_Written instruction_: In the material below, please retype the lines from the very first through the one with "minimum width=144.5pt] (b5)", exactly and without pictures.

□ □ □ □ □

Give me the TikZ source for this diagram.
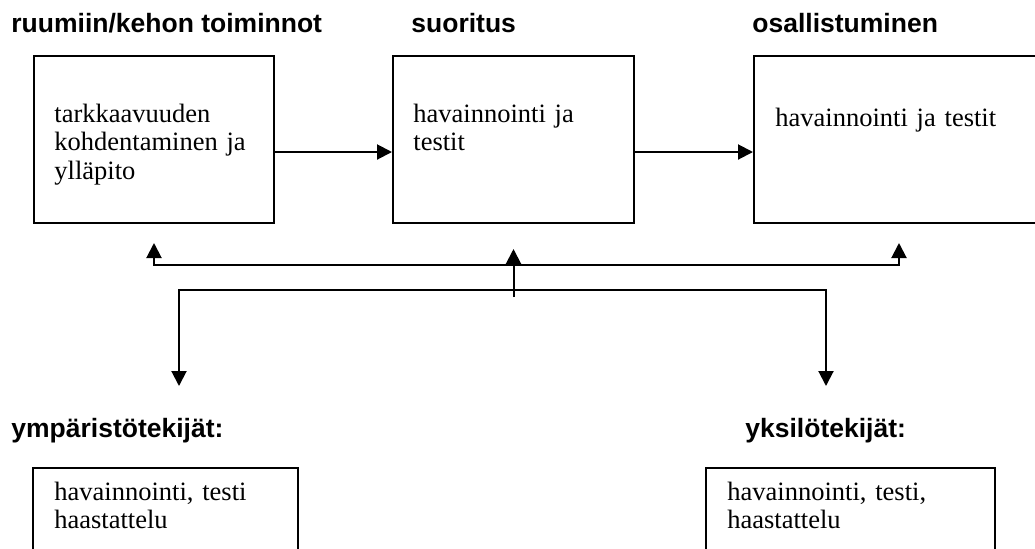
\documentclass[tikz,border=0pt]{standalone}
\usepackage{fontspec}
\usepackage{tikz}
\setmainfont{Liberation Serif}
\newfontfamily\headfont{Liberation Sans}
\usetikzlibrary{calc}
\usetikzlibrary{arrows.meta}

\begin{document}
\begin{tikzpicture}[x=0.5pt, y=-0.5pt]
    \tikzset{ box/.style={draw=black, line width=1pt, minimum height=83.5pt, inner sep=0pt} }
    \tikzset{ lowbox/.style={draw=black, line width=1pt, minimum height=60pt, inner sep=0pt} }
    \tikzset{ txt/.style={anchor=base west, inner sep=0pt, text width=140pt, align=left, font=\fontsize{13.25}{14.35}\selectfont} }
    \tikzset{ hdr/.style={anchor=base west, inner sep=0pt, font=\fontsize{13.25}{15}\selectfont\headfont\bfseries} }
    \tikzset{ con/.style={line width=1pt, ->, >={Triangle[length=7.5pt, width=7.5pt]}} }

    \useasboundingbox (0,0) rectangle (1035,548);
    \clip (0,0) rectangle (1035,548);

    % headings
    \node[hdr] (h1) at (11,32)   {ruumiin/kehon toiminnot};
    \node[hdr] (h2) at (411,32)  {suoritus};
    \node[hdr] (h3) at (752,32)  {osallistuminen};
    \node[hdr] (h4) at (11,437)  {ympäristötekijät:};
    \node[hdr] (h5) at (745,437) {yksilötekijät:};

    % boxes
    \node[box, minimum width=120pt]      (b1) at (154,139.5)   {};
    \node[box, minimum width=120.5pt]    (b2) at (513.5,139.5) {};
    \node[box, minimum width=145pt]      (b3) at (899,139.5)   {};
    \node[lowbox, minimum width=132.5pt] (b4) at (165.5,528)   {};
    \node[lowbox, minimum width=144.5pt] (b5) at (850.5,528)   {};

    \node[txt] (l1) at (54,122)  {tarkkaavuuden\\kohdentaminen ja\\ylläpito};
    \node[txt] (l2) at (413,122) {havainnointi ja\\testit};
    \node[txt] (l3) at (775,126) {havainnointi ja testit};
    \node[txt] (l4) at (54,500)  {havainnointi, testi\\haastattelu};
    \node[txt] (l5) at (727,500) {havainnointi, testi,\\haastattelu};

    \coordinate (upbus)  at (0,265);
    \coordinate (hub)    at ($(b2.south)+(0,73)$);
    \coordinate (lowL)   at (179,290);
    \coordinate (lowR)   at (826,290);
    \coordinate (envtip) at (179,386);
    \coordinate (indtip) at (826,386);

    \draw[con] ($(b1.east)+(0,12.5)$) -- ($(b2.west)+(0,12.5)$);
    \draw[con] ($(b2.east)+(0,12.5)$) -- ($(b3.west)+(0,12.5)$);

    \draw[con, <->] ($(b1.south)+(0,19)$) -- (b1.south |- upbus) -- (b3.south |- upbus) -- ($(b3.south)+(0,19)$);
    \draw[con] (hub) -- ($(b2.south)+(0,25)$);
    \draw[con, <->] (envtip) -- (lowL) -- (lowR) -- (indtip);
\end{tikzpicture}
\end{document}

□ □ □ □ □

_Correct answer_:
Give me the TikZ source for this diagram.
\documentclass[tikz,border=0pt]{standalone}
\usepackage{fontspec}
\usepackage{tikz}
\setmainfont{Liberation Serif}
\newfontfamily\headfont{Liberation Sans}
\usetikzlibrary{calc}
\usetikzlibrary{arrows.meta}

\begin{document}
\begin{tikzpicture}[x=0.5pt, y=-0.5pt]
    \tikzset{ box/.style={draw=black, line width=1pt, minimum height=83.5pt, inner sep=0pt} }
    \tikzset{ lowbox/.style={draw=black, line width=1pt, minimum height=60pt, inner sep=0pt} }
    \tikzset{ txt/.style={anchor=base west, inner sep=0pt, text width=140pt, align=left, font=\fontsize{13.25}{14.35}\selectfont} }
    \tikzset{ hdr/.style={anchor=base west, inner sep=0pt, font=\fontsize{13.25}{15}\selectfont\headfont\bfseries} }
    \tikzset{ con/.style={line width=1pt, ->, >={Triangle[length=7.5pt, width=7.5pt]}} }

    \useasboundingbox (0,0) rectangle (1035,548);
    \clip (0,0) rectangle (1035,548);

    % headings
    \node[hdr] (h1) at (11,32)   {ruumiin/kehon toiminnot};
    \node[hdr] (h2) at (411,32)  {suoritus};
    \node[hdr] (h3) at (752,32)  {osallistuminen};
    \node[hdr] (h4) at (11,437)  {ympäristötekijät:};
    \node[hdr] (h5) at (745,437) {yksilötekijät:};

    % boxes
    \node[box, minimum width=120pt]      (b1) at (154,139.5)   {};
    \node[box, minimum width=120.5pt]    (b2) at (513.5,139.5) {};
    \node[box, minimum width=145pt]      (b3) at (899,139.5)   {};
    \node[lowbox, minimum width=132.5pt] (b4) at (165.5,528)   {};
    \node[lowbox, minimum width=144.5pt] (b5) at (850.5,528)   {};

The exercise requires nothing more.